Да, в Шопене не было трагизма, – если только подспудный, но сколько там было теплоты и красоты, и теперь, вспоминая концерт и переслушивая только что вышедший диск, можно бесконечно, раз за разом, следить, как Дебарг играет левую руку в главной партии, следить за этими нисходящими интонациями, которые комментируют как будто издалека, но очень разборчиво – как античный хор, идеально вместе, идеально грустно. Плюс ещё педальная алхимия, когда не понимаешь, каким образом это всё длится, но не смешивается, так что едва хватает дыхания присутствовать.
Соната Листа, как уже говорилось, была грандиозна, гипнотизировала, как взгляд василиска, только длиной в тридцать одну минуту. Первым бисом после этого оказалась Баркарола Форе – невинная, свежая, прохладная. Пианист смог вздохнуть сам и дал перевести дух публике.

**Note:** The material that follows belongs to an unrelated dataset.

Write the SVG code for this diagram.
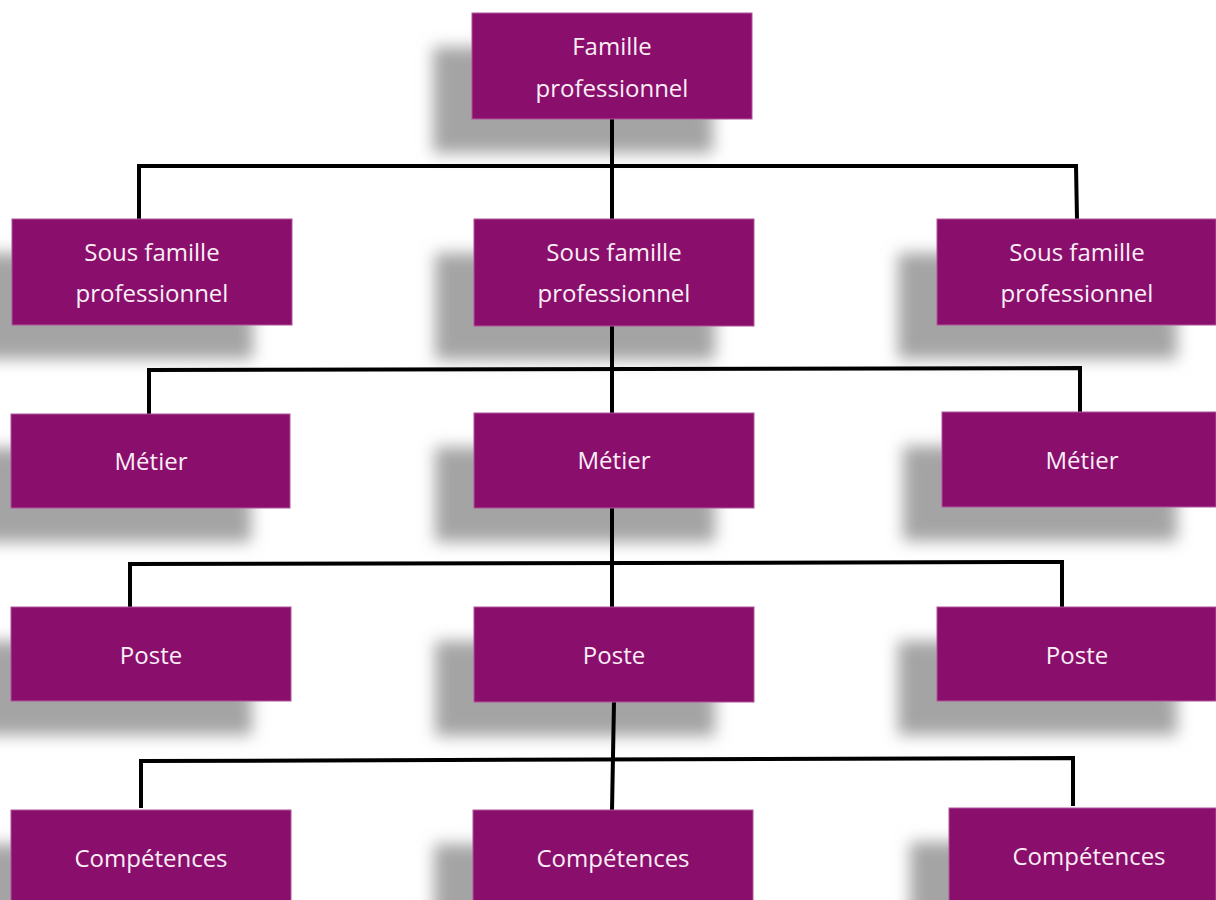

Но, видно, освежающих водяных струй оказалось мало, так что последовала Ундина из Ночного Гаспара. И в самом конце – ре минорная соната Скарлатти.
Цель написания каких-то слов о концерте – чтобы человек, который на нем не присутствовал, смог себе представить, как это было. Автор допускает, что это только один взгляд из возможных. Другие взгляды в изобилии представлены в рунете (похоже, что звуковая картина в партере и, например, в первом амфитеатре заметно отличалась), но о смысловом единстве программы ещё никто не написал.
Можно даже на секунду допустить, что о нём не подозревает и сам Дебарг (как у Набокова: “только теперь поняв, что в свеженаписанных стихах есть какой-то смысл, автор с интересом его проследил – и одобрил”) – но шансов на это мало, хотя каждое из сыгранных им в тот вечер произведений может преспокойно существовать именно в таком варианте исполнения и самостоятельно, без связи с целым – даже Баллада Шопена, держась на одном звуковом мастерстве и одухотворенности. Тем не менее, очень увлекательно думать, что это единство всё же существует.